The tricky part is with $Q_{-}(s',a')$. From an engineering standpoint, it's the same as $Q_{\theta}$ - the output of your neural network policy. However, when doing gradient descent, we won't propagate gradients through it to make training more stable (see lectures).

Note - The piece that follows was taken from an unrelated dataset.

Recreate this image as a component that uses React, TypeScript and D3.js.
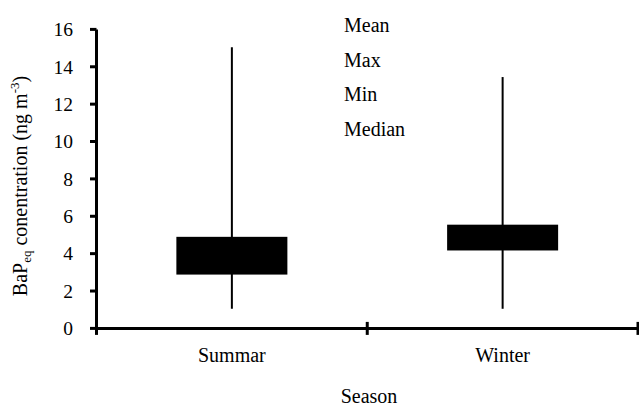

To do so, we shall use tf.stop_gradient function which basically says "consider this thing constant when doingbackprop".


In [8]:
# Create placeholders for the <s, a, r, s'> tuple and a special indicator for game end (is_done = True)
states_ph = keras.backend.placeholder(dtype='float32', shape=(None,) + state_dim)
actions_ph = keras.backend.placeholder(dtype='int32', shape=[None])
rewards_ph = keras.backend.placeholder(dtype='float32', shape=[None])
next_states_ph = keras.backend.placeholder(dtype='float32', shape=(None,) + state_dim)
is_done_ph = keras.backend.placeholder(dtype='bool', shape=[None])

In [9]:
#get q-values for all actions in current states
predicted_qvalues = network(states_ph)

#select q-values for chosen actions
predicted_qvalues_for_actions = tf.reduce_sum(predicted_qvalues * tf.one_hot(actions_ph, n_actions), axis=1)

In [10]:
gamma = 0.99

# compute q-values for all actions in next states
predicted_next_qvalues = network(next_states_ph) #<YOUR CODE - apply network to get q-values for next_states_ph>

# compute V*(next_states) using predicted next q-values
next_state_values = tf.reduce_max(predicted_next_qvalues, axis=1) #<YOUR CODE> max over action of next qvalues

# compute "target q-values" for loss - it's what's inside square parentheses in the above formula.
target_qvalues_for_actions = rewards_ph + gamma * next_state_values #<YOUR CODE>

# at the last state we shall use simplified formula: Q(s,a) = r(s,a) since s' doesn't exist
target_qvalues_for_actions = tf.where(is_done_ph, rewards_ph, target_qvalues_for_actions)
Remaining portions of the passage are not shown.